Au début de l'opération Serval, le Président de la République avait été accueilli triomphalement à Bamako. Aujourd'hui, il semblerait qu'il en serait peut-être autrement en raison d'un début de retournement de l'opinion. Qu'en est-il exactement ? On a entendu des propos de responsables politiques et de journalistes maliens et il y a eu des débuts de manifestions contre les militaires français. Quelle est l'exacte ampleur de ce phénomène ?

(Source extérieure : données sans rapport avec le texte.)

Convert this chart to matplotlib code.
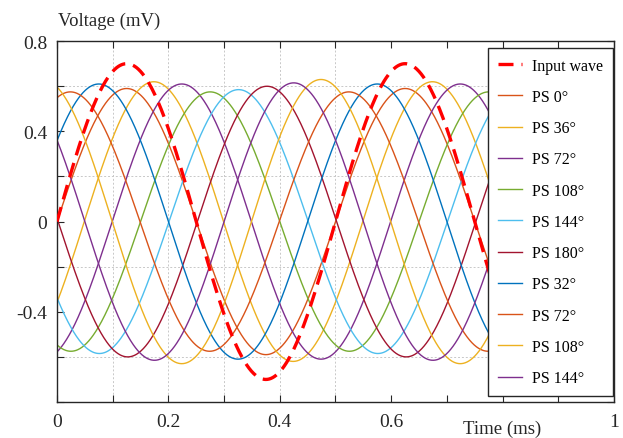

Sans prétendre égaler la clairvoyance de notre collègue Pierre Lellouche, depuis le début de cette intervention, nous étions nombreux à souligner le risque de partition et l'importance de la question touareg. Nous devons cependant faire une distinction. Le MNLA a été en collaboration avec AQMI mais il a également coopéré avec les forces françaises dans la lutte contre ce mouvement. Aujourd'hui, nous devons savoir si la collaboration du MNLA avec AQMI a repris ou si le MNLA peut être un allié ou une force neutre. Si le MNLA redevient un allié d'AQMI, alors il devient pour nous un adversaire alors qu'il a été plutôt un allié pendant l'opération Serval.

François Loncle. Jean Glavany a posé la question centrale de ce dossier. Il est exact que le MNLA a été dans certaines circonstances un allié. En revanche quand une partie de ce mouvement s'attaque au gouvernorat de Kidal, c'est insupportable. Il convient donc d'évaluer précisément le comportement de ce groupe.

Les manifestations anti-françaises au Mali, comme dans beaucoup de pays d'Afrique, varient d'un jour à l'autre. Là-bas, la presse écrite est très libre. Elle peut dire n'importe quoi et écrire ce qu'elle veut. Tout ça est un jeu. Ceux qui criaient « Vive la France » peuvent être ceux qui quarante-huit heures plus tard, sur tel ou tel évènement, vont dire « A bas la France », puis revenir à nouveau avec le drapeau français ultérieurement. Pierre Lellouche et moi avons averti les dirigeants maliens à ce sujet mais pour l'instant cela reste sporadique et relève davantage de l'effervescence. Nous avons été bien accueillis partout au Mali.

Concernant la séparation Nord-Sud, la zone sahélienne et le Mali tel qu'il est évoqué par Jean-Paul Dupré et Jacques Myard, je pense qu'il n'est pas possible d'imaginer l'indépendance de l'Azawad. Cela reviendrait à mettre le doigt dans un engrenage et à provoquer un désordre inouï en Afrique. On sait qu'il y a des incohérences dans le tracé des frontières et que la géographie commande l'histoire. Cependant, le peuple touareg n'aspire même pas à gouverner. C'est un peuple de commerçants. Quant au Sud Soudan, est-ce réellement un modèle à suivre ? Aujourd'hui, il faut un nombre considérable de soldats de l'ONU pour y éviter les tueries.

En ce qui concerne la stratégie de sortie, je peux vous confirmer qu'il en existe bien une. Mais il faut absolument éviter une sortie précipitée et non préparée, notamment après les évènements de la semaine dernière. La première étape de cette stratégie de sortie est d'ailleurs le plan BSS annoncé par le Ministre.

Par ailleurs, je suis moins pessimiste que mon collègue Pierre Lellouche et j'aimerais insister sur les aspects positifs réels qui caractérisent aussi la situation sur le terrain. Ces aspects concernent autant les ressources présentes dans le pays qu'une gouvernance qui s'améliore, comme on peut le voir à travers la tenue d'élections qui sont mieux organisées qu'auparavant. Plus fondamentalement, la compréhension que la sécurité et le développement vont de pair se fait de plus en plus nette. Enfin, les pays d'Afrique de l'Ouest (Mali, Mauritanie, Tchad, Niger) agissent aujourd'hui à peu près de concert, ce qui est une nouveauté. Ils ont compris que leur priorité commune était la sécurité de la région.

Pour finir, contrairement à ce qu'a dit mon collègue Pierre Lellouche, les entreprises françaises sont fortement impliquées dans la reconstruction du pays. Il s'agit d'ailleurs de l'une des priorités de notre Ambassade sur place, reflétant la priorité donnée par le Quai d'Orsay à la diplomatie économique.